(Data records)
-=-=-

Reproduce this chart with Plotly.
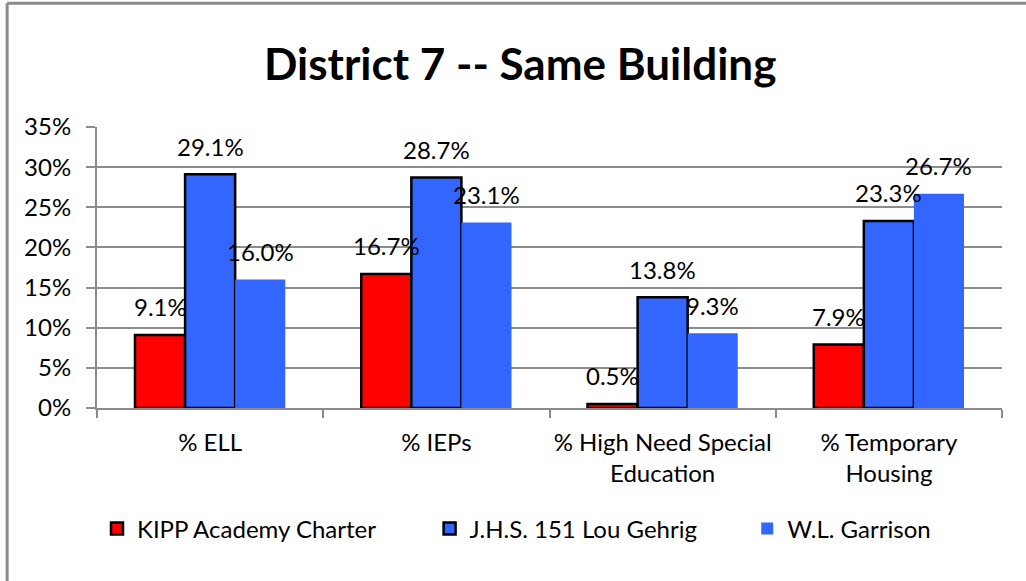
import plotly.graph_objects as go

categories = ["% ELL", "% IEPs", "% High Need Special<br>Education", "% Temporary<br>Housing"]
series_names = ["KIPP Academy Charter", "J.H.S. 151 Lou Gehrig", "W.L. Garrison"]
kipp = [9.1, 16.7, 0.5, 7.9]
jhs151 = [29.1, 28.7, 13.8, 23.3]
garrison = [16.0, 23.1, 9.3, 26.7]
y_ticks = [0, 5, 10, 15, 20, 25, 30, 35]
y_tick_labels = ["0%", "5%", "10%", "15%", "20%", "25%", "30%", "35%"]

series_values = [kipp, jhs151, garrison]
colors = ["#FF0000", "#3366FF", "#3366FF"]
line_widths = [2.5, 2.5, 0]
legend_ids = ["legend", "legend2", "legend3"]
legend_x = [0.0, 0.3675, 0.7185]

FONT = "Lato"
FS = 24
bargap = 0.336

fig = go.Figure()
for name, vals, col, lw, lg in zip(series_names, series_values, colors, line_widths, legend_ids):
    fig.add_trace(go.Bar(
        name=name, x=categories, y=vals, legend=lg,
        marker=dict(color=col, line=dict(color="black", width=lw)),
    ))

# data labels above each bar
w = (1 - bargap) / len(series_values)
for i, vals in enumerate(series_values):
    for k, v in enumerate(vals):
        fig.add_annotation(
            x=k + (i - 1) * w, y=v, xref="x", yref="y",
            text=f"{v:.1f}%", showarrow=False, yshift=28,
            yanchor="middle", xanchor="center",
            font=dict(family=FONT, size=FS, color="black"),
        )

# outer frame (left and top edges visible)
fig.add_shape(type="line", xref="paper", yref="paper",
              x0=-0.0993, x1=-0.0993, y0=-0.62, y1=1.44,
              line=dict(color="#8c8c8c", width=3))
fig.add_shape(type="line", xref="paper", yref="paper",
              x0=-0.0993, x1=1.03, y0=1.44, y1=1.44,
              line=dict(color="#8c8c8c", width=3))

legend_style = dict(orientation="h", xanchor="left", xref="paper",
                    y=-0.43, yanchor="middle", bgcolor="rgba(0,0,0,0)",
                    font=dict(family=FONT, size=FS, color="black"))

fig.update_layout(
    width=1026, height=581, autosize=False,
    paper_bgcolor="white", plot_bgcolor="white",
    margin=dict(l=97, r=24, t=127, b=173),
    barmode="group", bargap=bargap, bargroupgap=0,
    title=dict(text="<b>District 7 -- Same Building</b>", x=0.507, xref="container",
               y=0.888, yref="container", yanchor="middle",
               font=dict(family=FONT, size=44, color="black")),
    font=dict(family=FONT, color="black"),
    showlegend=True,
    legend=dict(x=legend_x[0], **legend_style),
    legend2=dict(x=legend_x[1], **legend_style),
    legend3=dict(x=legend_x[2], **legend_style),
)
fig.update_xaxes(
    type="category", showline=True, linecolor="#8c8c8c", linewidth=2,
    ticks="outside", tickson="boundaries", ticklen=8, tickcolor="#8c8c8c", tickwidth=2,
    ticklabelstandoff=12, tickangle=0, automargin=False,
    tickfont=dict(family=FONT, size=FS, color="black"), showgrid=False,
)
fig.update_yaxes(
    range=[0, 35], tickvals=y_ticks, ticktext=y_tick_labels,
    showline=True, linecolor="#8c8c8c", linewidth=2,
    ticks="outside", ticklen=9, tickcolor="#8c8c8c", tickwidth=2,
    ticklabelstandoff=10, automargin=False,
    showgrid=True, gridcolor="#8c8c8c", gridwidth=2, zeroline=False,
    tickfont=dict(family=FONT, size=FS, color="black"),
)

fig.write_html("out.html", config={"displayModeBar": False},
               post_script="document.body.style.margin='0';")
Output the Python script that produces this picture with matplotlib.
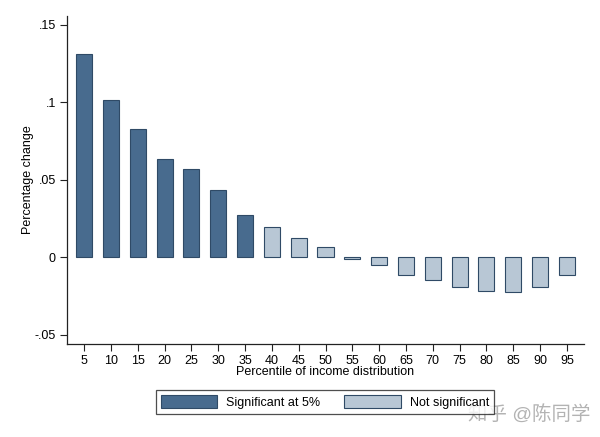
import matplotlib
matplotlib.use('Agg')
import matplotlib.pyplot as plt
from matplotlib.patches import Patch

plt.rcParams['font.family'] = ['Liberation Sans', 'Noto Sans CJK SC', 'DejaVu Sans']

## data
percentiles = [5, 10, 15, 20, 25, 30, 35, 40, 45, 50, 55, 60, 65, 70, 75, 80, 85, 90, 95]
pct_change = [0.1308, 0.1011, 0.0824, 0.0634, 0.0568, 0.0434, 0.0273, 0.0192, 0.0123,
              0.0066, -0.0010, -0.0050, -0.0118, -0.0146, -0.0192, -0.0221, -0.0228, -0.0194, -0.0116]
significant = [True]*7 + [False]*12
yticks = [-0.05, 0, 0.05, 0.1, 0.15]
yticklabels = ['-.05', '0', '.05', '.1', '.15']

dark = '#486b8e'
light = '#b8c7d5'
edge = '#2f4a66'
fs = 9

fig = plt.figure(figsize=(6, 4.37), dpi=100)
ax = fig.add_axes([0.1117, 0.2128, 0.8616, 0.7506])

colors = [dark if s else light for s in significant]
ax.bar(percentiles, pct_change, width=3, color=colors, edgecolor=edge, linewidth=0.8)

ax.set_xlim(1.8, 98.2)
ax.set_ylim(-0.0561, 0.1555)
ax.set_xticks(percentiles)
ax.set_xticklabels([str(p) for p in percentiles], fontsize=fs)
ax.set_yticks(yticks)
ax.set_yticklabels(yticklabels, fontsize=fs)
ax.tick_params(axis='both', direction='out', length=5, width=0.8, color='#222222', pad=3)
ax.spines['top'].set_visible(False)
ax.spines['right'].set_visible(False)
for s in ['left', 'bottom']:
    ax.spines[s].set_linewidth(0.9)
    ax.spines[s].set_color('#222222')

ax.set_ylabel('Percentage change', fontsize=fs, labelpad=0.5)
ax.set_xlabel('Percentile of income distribution', fontsize=fs, labelpad=-1)

handles = [Patch(facecolor=dark, edgecolor=edge, linewidth=0.8),
           Patch(facecolor=light, edgecolor=edge, linewidth=0.8)]
leg = fig.legend(handles, ['Significant at 5%', 'Not significant'], ncol=2, loc='center',
                 bbox_to_anchor=(0.5417, 0.080), frameon=True, fancybox=False,
                 edgecolor='#222222', fontsize=fs, handlelength=4.5, handleheight=1.15,
                 handletextpad=0.72, columnspacing=1.9, borderpad=0.4)
leg.get_frame().set_linewidth(0.9)

## watermark
fig.text(0.882, 0.053, '知乎 @陈同学', fontsize=14, color='#9a9a9a', alpha=0.75,
         ha='center', va='center')

fig.savefig('out.png', dpi=100, facecolor='white')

-=-=-

§ WHAT YOU NEED TO DO
From the first line above down to the line with "import plotly.graph_objects as go", reproduce every line and no others, omitting pictures.

§ EXERCISE OUTPUT
Reproduce this chart with Plotly.
import plotly.graph_objects as go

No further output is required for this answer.